Figure scripts
***

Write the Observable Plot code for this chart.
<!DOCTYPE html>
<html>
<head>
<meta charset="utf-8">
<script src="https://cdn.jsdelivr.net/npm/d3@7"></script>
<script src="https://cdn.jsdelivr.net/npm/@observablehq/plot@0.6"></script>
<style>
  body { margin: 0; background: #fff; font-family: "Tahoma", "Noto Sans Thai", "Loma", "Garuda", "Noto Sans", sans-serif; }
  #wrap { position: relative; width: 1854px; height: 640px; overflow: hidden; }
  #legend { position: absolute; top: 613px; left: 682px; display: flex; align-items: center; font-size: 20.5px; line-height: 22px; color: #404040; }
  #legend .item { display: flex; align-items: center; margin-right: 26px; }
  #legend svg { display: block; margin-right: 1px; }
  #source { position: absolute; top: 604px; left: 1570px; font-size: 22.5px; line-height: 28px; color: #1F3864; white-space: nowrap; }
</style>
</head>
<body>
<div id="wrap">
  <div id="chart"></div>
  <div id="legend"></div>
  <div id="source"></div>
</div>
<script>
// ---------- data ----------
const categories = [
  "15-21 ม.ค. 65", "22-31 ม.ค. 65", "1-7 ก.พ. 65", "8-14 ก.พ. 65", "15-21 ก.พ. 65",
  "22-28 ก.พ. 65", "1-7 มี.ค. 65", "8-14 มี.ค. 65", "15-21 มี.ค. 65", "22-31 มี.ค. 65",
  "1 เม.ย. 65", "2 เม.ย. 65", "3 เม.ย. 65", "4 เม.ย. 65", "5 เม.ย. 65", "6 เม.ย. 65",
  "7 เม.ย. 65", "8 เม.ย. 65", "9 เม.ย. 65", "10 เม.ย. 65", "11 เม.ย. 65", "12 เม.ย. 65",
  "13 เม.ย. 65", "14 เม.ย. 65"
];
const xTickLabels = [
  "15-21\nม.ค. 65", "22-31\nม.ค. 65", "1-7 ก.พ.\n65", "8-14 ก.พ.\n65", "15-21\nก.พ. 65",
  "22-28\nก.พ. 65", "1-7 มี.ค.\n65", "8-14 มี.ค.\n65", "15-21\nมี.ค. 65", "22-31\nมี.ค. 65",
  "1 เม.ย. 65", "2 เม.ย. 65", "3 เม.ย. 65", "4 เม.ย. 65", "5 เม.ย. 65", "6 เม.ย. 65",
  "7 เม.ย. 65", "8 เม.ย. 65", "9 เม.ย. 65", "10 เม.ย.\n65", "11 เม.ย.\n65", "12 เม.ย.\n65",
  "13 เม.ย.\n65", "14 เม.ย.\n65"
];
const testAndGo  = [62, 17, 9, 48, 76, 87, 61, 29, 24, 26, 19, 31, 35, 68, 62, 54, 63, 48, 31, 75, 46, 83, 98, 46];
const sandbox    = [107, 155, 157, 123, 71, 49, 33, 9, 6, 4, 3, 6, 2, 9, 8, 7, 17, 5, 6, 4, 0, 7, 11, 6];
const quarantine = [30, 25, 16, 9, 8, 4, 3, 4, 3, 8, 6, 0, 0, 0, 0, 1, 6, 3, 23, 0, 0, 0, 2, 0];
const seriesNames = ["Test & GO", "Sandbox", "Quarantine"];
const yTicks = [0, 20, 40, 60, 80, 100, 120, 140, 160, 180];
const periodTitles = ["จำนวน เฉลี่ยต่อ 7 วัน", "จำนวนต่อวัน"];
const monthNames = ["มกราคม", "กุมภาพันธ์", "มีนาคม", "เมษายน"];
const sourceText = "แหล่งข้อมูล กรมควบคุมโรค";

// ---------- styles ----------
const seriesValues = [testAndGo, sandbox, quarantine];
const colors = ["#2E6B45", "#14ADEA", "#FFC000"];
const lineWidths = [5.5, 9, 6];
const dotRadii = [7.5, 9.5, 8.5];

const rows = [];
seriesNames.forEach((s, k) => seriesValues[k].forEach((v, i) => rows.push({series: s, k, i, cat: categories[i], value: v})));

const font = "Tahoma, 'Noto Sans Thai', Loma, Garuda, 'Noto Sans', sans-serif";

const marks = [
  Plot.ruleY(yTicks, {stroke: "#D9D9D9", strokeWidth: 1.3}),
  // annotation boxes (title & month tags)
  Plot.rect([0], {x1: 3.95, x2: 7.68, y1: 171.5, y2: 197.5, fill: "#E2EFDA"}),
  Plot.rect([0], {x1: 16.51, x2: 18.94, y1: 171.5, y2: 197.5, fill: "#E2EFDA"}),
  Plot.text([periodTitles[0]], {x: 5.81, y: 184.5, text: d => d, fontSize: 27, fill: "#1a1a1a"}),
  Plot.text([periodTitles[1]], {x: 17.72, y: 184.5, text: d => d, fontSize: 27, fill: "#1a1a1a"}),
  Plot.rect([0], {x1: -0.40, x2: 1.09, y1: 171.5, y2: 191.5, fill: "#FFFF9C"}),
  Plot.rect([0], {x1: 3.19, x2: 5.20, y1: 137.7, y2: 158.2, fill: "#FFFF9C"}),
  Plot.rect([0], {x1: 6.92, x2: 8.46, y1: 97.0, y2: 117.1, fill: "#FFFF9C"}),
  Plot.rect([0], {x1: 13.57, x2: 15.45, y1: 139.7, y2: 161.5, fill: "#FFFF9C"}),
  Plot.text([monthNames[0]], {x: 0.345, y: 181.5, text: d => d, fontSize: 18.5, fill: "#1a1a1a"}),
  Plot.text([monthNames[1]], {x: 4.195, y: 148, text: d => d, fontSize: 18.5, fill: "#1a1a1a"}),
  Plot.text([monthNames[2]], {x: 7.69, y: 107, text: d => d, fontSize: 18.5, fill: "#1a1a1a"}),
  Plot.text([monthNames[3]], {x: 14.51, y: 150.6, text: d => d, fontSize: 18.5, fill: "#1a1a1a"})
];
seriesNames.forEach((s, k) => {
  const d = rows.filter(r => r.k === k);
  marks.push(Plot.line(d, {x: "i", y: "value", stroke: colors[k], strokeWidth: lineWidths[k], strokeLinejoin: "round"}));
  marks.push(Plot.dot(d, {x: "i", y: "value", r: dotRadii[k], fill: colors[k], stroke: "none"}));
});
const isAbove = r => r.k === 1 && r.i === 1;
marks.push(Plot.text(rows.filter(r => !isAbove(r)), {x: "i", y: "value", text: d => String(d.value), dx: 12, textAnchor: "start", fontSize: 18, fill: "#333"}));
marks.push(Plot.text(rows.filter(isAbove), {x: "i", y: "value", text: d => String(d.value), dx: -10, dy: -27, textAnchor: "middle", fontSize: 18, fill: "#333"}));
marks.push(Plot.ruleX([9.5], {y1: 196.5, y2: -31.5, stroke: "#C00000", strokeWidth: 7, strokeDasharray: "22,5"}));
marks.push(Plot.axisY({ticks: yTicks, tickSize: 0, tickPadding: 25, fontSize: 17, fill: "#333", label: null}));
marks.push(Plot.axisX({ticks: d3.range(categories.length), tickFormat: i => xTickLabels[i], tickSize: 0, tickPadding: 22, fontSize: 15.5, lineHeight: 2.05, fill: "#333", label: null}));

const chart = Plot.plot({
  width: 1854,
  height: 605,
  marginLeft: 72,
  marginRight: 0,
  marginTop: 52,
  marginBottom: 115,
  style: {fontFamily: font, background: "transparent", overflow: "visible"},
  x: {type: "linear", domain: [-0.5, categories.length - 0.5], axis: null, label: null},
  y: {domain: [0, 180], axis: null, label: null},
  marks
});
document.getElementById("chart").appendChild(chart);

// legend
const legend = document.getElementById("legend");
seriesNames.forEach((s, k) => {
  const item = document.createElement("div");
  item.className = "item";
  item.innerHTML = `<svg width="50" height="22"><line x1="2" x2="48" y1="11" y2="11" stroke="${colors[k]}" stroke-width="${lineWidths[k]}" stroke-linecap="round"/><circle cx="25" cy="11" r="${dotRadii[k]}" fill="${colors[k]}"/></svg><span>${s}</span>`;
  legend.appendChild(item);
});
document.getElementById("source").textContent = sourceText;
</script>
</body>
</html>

***

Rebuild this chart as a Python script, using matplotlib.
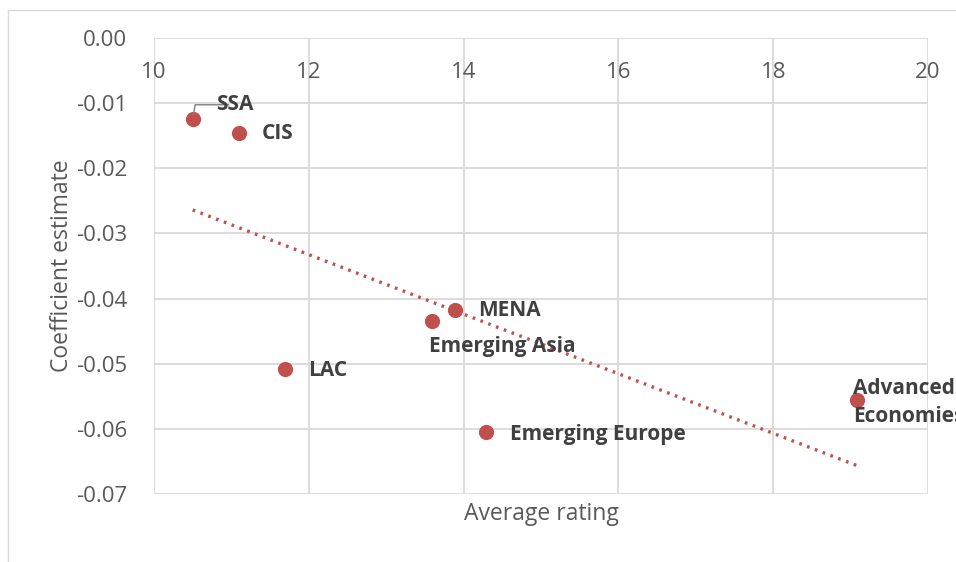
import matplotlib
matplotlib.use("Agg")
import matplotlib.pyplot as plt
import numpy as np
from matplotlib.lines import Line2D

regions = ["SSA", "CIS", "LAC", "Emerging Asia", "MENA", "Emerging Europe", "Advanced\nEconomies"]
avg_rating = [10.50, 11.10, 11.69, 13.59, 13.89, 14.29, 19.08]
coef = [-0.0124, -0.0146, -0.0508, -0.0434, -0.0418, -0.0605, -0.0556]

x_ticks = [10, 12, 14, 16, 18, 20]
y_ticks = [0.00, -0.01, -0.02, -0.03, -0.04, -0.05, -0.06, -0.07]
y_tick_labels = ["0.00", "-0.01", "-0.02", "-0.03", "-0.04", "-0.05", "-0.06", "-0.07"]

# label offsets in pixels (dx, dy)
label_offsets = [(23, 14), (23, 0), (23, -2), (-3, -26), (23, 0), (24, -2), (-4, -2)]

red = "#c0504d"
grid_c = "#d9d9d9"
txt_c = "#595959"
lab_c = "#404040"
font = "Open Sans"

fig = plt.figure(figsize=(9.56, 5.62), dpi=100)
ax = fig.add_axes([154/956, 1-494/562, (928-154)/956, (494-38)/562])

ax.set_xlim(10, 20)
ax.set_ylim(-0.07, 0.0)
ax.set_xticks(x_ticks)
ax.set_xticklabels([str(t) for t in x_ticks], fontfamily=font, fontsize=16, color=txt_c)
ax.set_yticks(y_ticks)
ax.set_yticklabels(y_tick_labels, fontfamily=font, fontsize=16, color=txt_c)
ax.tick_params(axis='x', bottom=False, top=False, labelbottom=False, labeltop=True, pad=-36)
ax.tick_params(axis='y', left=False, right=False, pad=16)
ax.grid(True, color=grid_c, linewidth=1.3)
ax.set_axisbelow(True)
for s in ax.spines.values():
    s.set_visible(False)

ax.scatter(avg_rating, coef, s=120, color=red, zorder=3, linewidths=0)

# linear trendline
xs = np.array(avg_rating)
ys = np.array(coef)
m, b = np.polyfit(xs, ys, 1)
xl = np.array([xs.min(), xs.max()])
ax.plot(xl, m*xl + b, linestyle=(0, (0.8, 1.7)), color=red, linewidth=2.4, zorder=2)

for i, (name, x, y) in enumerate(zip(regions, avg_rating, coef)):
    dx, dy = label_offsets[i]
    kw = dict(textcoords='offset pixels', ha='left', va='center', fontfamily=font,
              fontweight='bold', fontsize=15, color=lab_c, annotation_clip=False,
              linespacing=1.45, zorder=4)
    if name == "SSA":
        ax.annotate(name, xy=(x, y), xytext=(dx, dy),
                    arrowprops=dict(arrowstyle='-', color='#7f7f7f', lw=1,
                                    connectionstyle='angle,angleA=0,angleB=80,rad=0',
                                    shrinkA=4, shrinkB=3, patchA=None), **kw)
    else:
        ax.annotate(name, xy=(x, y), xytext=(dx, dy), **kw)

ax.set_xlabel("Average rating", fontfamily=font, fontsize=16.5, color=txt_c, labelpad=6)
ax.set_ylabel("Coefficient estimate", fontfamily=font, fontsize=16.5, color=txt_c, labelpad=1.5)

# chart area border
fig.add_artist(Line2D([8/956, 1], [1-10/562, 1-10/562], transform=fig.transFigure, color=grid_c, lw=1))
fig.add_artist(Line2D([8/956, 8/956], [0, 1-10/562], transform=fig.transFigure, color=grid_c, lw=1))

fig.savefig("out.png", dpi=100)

***

WORK TO BE COMPLETED — Make an exact copy of the lines from the one that contains "Rebuild this chart" through the one that contains "-0.0418, -0.0605, -0.0556]", both included, and no other lines. Pictures are skipped.

FINISHED TASK —
Rebuild this chart as a Python script, using matplotlib.
import matplotlib
matplotlib.use("Agg")
import matplotlib.pyplot as plt
import numpy as np
from matplotlib.lines import Line2D

regions = ["SSA", "CIS", "LAC", "Emerging Asia", "MENA", "Emerging Europe", "Advanced\nEconomies"]
avg_rating = [10.50, 11.10, 11.69, 13.59, 13.89, 14.29, 19.08]
coef = [-0.0124, -0.0146, -0.0508, -0.0434, -0.0418, -0.0605, -0.0556]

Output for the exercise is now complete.